Your output is the lines from the first one to the one containing "-4.09, -4.02, -4.60]", repeated exactly, with images left out.

* Begin *

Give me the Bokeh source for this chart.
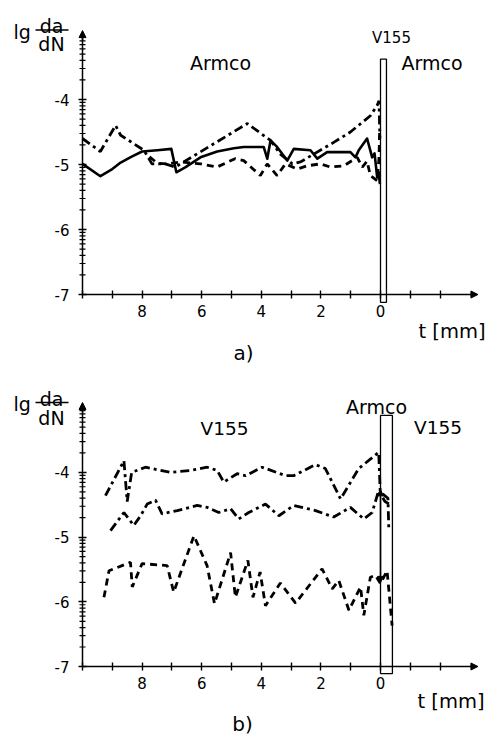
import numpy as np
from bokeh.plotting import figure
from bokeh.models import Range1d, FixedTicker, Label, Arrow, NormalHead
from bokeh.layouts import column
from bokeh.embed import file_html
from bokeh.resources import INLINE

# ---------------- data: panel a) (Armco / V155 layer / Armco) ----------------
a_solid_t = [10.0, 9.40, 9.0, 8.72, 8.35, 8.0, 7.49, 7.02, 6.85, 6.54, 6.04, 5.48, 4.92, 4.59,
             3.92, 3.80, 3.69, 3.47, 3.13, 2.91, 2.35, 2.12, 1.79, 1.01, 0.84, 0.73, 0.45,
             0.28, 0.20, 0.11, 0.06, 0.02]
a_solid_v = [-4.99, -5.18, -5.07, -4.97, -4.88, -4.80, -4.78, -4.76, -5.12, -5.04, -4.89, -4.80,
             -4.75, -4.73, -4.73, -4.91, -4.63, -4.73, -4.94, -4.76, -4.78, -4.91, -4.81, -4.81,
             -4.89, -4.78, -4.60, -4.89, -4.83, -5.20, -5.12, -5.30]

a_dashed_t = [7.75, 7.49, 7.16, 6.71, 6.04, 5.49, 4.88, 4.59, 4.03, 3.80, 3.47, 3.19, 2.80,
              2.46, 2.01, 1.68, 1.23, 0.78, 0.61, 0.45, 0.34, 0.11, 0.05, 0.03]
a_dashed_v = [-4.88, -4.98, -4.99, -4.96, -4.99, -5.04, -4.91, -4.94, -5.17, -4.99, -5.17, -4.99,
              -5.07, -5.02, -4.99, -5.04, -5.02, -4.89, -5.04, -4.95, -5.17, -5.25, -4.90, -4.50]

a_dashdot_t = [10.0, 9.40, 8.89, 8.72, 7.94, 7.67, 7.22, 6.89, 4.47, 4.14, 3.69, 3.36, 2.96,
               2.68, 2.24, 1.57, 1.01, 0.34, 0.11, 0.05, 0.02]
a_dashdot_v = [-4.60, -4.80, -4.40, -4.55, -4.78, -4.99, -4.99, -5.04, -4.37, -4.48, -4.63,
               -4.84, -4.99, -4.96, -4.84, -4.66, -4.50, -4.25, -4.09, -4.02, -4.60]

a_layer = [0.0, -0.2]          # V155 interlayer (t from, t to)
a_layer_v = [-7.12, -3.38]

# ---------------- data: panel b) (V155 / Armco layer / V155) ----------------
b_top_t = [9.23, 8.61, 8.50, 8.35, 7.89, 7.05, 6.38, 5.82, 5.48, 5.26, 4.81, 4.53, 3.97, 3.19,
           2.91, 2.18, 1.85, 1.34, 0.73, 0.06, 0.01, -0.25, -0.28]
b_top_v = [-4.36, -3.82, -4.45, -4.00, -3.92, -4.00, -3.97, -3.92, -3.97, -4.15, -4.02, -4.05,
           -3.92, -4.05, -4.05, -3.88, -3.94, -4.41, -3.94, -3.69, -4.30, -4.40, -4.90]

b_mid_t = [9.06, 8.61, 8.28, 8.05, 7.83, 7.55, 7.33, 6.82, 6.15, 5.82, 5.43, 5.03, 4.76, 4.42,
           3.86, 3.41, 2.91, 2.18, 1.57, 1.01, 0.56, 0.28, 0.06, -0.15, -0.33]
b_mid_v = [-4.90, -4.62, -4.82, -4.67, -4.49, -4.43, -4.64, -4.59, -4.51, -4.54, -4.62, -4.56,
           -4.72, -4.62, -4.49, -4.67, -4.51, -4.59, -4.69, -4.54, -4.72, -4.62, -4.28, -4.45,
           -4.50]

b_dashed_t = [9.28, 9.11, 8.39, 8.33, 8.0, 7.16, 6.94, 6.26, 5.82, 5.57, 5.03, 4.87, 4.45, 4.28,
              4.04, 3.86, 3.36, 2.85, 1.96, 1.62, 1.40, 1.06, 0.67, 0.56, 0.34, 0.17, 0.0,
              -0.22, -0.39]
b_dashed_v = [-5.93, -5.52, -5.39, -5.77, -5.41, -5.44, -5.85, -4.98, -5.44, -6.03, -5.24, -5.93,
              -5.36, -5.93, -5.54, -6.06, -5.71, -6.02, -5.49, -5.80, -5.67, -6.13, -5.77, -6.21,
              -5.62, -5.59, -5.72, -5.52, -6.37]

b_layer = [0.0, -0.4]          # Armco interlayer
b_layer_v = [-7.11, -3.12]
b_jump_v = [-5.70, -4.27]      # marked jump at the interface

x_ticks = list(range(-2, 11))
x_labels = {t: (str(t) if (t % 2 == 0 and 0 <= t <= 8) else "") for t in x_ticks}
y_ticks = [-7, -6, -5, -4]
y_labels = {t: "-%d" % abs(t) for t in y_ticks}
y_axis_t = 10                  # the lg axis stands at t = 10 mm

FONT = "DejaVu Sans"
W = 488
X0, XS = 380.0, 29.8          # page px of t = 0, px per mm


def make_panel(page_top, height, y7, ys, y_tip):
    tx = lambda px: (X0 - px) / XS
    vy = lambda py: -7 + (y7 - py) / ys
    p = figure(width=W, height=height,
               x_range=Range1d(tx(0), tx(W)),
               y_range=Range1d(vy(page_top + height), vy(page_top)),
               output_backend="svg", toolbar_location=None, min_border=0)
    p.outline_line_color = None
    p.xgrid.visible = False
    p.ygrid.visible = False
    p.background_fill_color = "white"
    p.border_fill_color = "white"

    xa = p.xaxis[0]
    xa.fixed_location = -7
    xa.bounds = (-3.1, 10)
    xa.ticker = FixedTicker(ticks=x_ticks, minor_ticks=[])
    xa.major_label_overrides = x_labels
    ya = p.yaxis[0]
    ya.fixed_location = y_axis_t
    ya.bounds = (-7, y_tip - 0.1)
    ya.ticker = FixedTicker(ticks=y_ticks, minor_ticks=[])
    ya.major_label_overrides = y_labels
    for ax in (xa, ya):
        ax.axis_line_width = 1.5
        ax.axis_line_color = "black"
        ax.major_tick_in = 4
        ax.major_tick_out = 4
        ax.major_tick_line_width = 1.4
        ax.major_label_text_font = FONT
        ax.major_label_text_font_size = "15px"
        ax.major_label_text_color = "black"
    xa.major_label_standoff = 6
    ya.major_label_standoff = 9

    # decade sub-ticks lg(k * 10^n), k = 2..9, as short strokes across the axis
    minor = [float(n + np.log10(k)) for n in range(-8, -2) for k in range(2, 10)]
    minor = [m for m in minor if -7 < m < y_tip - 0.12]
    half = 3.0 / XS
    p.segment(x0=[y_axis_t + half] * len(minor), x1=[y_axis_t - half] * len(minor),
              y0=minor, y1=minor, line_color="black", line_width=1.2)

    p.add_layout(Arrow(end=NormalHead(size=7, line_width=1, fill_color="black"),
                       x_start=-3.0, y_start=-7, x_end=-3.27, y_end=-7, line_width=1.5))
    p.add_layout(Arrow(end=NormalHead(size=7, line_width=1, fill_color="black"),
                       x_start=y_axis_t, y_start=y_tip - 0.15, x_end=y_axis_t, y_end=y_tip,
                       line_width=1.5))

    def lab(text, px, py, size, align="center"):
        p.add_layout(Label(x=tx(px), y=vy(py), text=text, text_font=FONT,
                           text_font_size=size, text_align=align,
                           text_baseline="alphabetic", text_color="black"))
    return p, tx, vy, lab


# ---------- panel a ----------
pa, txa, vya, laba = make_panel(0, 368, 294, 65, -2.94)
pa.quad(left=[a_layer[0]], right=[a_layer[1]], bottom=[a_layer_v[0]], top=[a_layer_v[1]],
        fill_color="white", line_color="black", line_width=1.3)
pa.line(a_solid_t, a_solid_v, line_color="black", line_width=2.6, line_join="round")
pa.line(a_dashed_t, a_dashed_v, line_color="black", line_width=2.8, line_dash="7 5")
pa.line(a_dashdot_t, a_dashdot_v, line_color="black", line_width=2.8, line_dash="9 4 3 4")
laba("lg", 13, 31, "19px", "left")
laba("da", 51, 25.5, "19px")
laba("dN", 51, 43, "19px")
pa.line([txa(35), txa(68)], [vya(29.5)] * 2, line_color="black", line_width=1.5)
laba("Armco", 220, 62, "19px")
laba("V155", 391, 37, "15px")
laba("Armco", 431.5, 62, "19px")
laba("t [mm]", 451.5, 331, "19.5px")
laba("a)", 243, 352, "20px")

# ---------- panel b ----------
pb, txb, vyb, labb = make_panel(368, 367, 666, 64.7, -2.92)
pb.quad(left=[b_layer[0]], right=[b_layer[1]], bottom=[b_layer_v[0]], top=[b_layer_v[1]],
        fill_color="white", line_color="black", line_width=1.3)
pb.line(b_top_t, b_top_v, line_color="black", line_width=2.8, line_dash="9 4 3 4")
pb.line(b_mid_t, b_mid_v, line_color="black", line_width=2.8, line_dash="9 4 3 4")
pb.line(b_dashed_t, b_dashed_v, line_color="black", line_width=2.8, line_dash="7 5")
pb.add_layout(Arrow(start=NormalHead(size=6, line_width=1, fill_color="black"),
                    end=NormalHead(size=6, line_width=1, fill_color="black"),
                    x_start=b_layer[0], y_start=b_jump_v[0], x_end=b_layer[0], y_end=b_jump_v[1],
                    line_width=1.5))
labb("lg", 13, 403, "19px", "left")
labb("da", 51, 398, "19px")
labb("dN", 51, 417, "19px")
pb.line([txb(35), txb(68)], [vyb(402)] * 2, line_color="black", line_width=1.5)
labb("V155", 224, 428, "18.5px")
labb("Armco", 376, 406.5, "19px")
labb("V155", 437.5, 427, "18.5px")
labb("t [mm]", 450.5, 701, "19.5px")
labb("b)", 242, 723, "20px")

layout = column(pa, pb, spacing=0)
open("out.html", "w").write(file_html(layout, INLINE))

* End *

ANSWER TO THE PROBLEM:
Give me the Bokeh source for this chart.
import numpy as np
from bokeh.plotting import figure
from bokeh.models import Range1d, FixedTicker, Label, Arrow, NormalHead
from bokeh.layouts import column
from bokeh.embed import file_html
from bokeh.resources import INLINE

# ---------------- data: panel a) (Armco / V155 layer / Armco) ----------------
a_solid_t = [10.0, 9.40, 9.0, 8.72, 8.35, 8.0, 7.49, 7.02, 6.85, 6.54, 6.04, 5.48, 4.92, 4.59,
             3.92, 3.80, 3.69, 3.47, 3.13, 2.91, 2.35, 2.12, 1.79, 1.01, 0.84, 0.73, 0.45,
             0.28, 0.20, 0.11, 0.06, 0.02]
a_solid_v = [-4.99, -5.18, -5.07, -4.97, -4.88, -4.80, -4.78, -4.76, -5.12, -5.04, -4.89, -4.80,
             -4.75, -4.73, -4.73, -4.91, -4.63, -4.73, -4.94, -4.76, -4.78, -4.91, -4.81, -4.81,
             -4.89, -4.78, -4.60, -4.89, -4.83, -5.20, -5.12, -5.30]

a_dashed_t = [7.75, 7.49, 7.16, 6.71, 6.04, 5.49, 4.88, 4.59, 4.03, 3.80, 3.47, 3.19, 2.80,
              2.46, 2.01, 1.68, 1.23, 0.78, 0.61, 0.45, 0.34, 0.11, 0.05, 0.03]
a_dashed_v = [-4.88, -4.98, -4.99, -4.96, -4.99, -5.04, -4.91, -4.94, -5.17, -4.99, -5.17, -4.99,
              -5.07, -5.02, -4.99, -5.04, -5.02, -4.89, -5.04, -4.95, -5.17, -5.25, -4.90, -4.50]

a_dashdot_t = [10.0, 9.40, 8.89, 8.72, 7.94, 7.67, 7.22, 6.89, 4.47, 4.14, 3.69, 3.36, 2.96,
               2.68, 2.24, 1.57, 1.01, 0.34, 0.11, 0.05, 0.02]
a_dashdot_v = [-4.60, -4.80, -4.40, -4.55, -4.78, -4.99, -4.99, -5.04, -4.37, -4.48, -4.63,
               -4.84, -4.99, -4.96, -4.84, -4.66, -4.50, -4.25, -4.09, -4.02, -4.60]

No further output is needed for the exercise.